You probably won’t read this column until after the 2012 US presidential election, but I’m actually writing it the day before. I can do that because the content of the column will remain the same regardless of who wins that election, or the 400-odd other federal elections (for US House and Senate seats) held on the same day (for the record, I predicted an Obama win in the electoral college and a net pickup of one or two seats in the US Senate for the Democrats. How did I do?).
Anyway, barring the increasingly usual “hanging chad” dramas, the 2012 elections are over. Heave a sigh of relief, take stock of any likely minor changes, and get on with our lives, right?
Wrong. We live in the age of the “permanent campaign.” The 2014 congressional election cycle, and the 2016 presidential contest, started on Wednesday, November 7th.
The permanent campaign is a feature of modern American electoral politics for the same reasons that we see constant advertising by Coke/Pepsi, McDonald’s/Burger King, etc.
Electoral politics is a consumable/perishable product, and the available brands are remarkably similar.

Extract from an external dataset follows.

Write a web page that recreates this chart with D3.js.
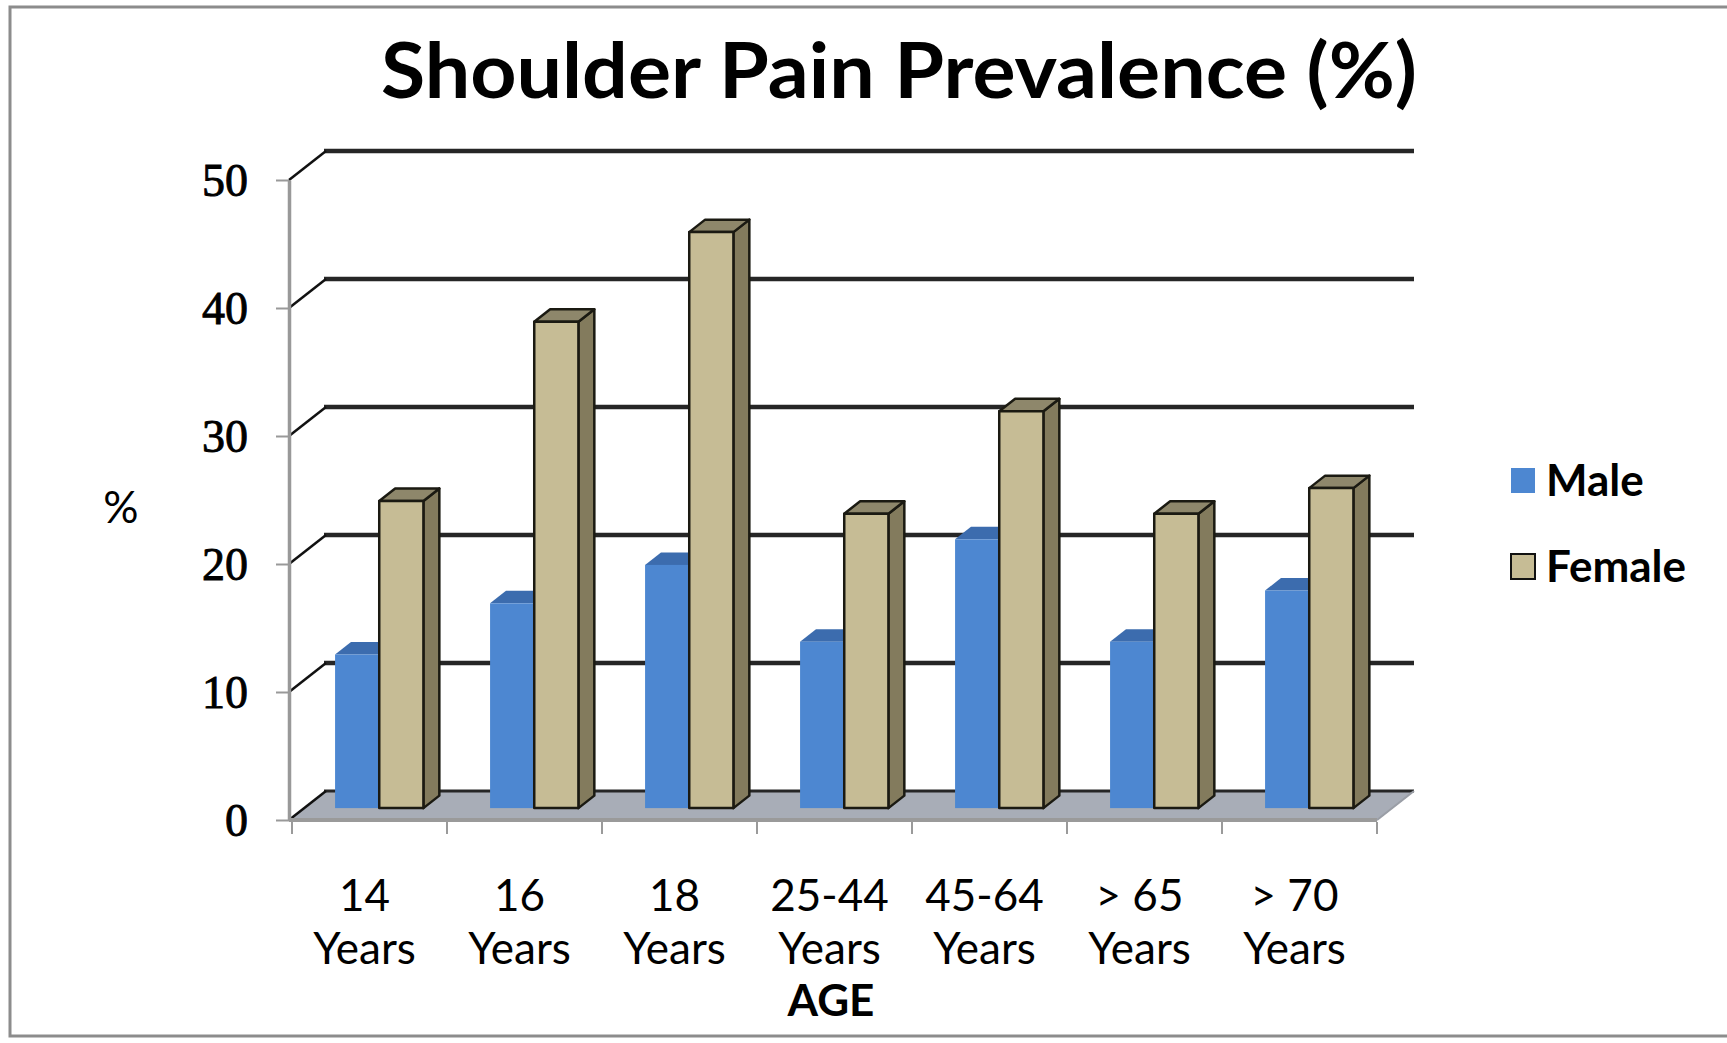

Candidates and parties don’t sell themselves by being qualitatively different from their competition. They sell themselves mainly through repetition and ubiquity, with occasional stabs at brand pizzazz. They know they will never corner their entire market niche. Rather, their goal is to increase their own market share at the expense of those look-alike alternatives.
In such a context, re-branding experiments are rare, because they are risky. Remember “New Coke?” How about the “Arch DeLuxe?”
The American political class is handicapped by the fact that it must occasionally change figureheads and spokespersons. The major parties avoid that as much as possible (by pouring big bucks into protecting incumbents in office), and where they can’t avoid the necessity (as with presidential candidates at least every eight years) they strive for two things:
– Brand/message continuity: The Republican and Democratic candidates in 2016 will sound a lot like their counterparts in 2012, who sound quite similar to the 2008 slates.
– Brand/message convergence: Your political burger will consist of bun, patty and cheese regardless of which party you buy it from. Any variations will be minor — plain versus sesame seed bun, plus or minus the pickles or onions, maybe a “special sauce” instead of ketchup and mustard.
These two things accomplished, political success or failure comes down to getting as much “face time” and “mind share” as possible between elections. And that’s the way both wings of the political class like it.
The party-based component of the political class — candidates, officeholders, campaign staff and party apparatchiki — get job security and lots of money flowing through their operations on a perpetual basis from brand continuity.
The real stakeholders — the politically connected business sector — know that they are take care of. Whichever brand comes out on top in any given election, the gravy train of subsidies, protections and government contracts will keep on rolling due to brand convergence.
As for the voters, well, stand by for four more years of constant advertising, and a diet of greasy burgers with wilted lettuce on top, accompanied by sugary drinks, at outrageous prices.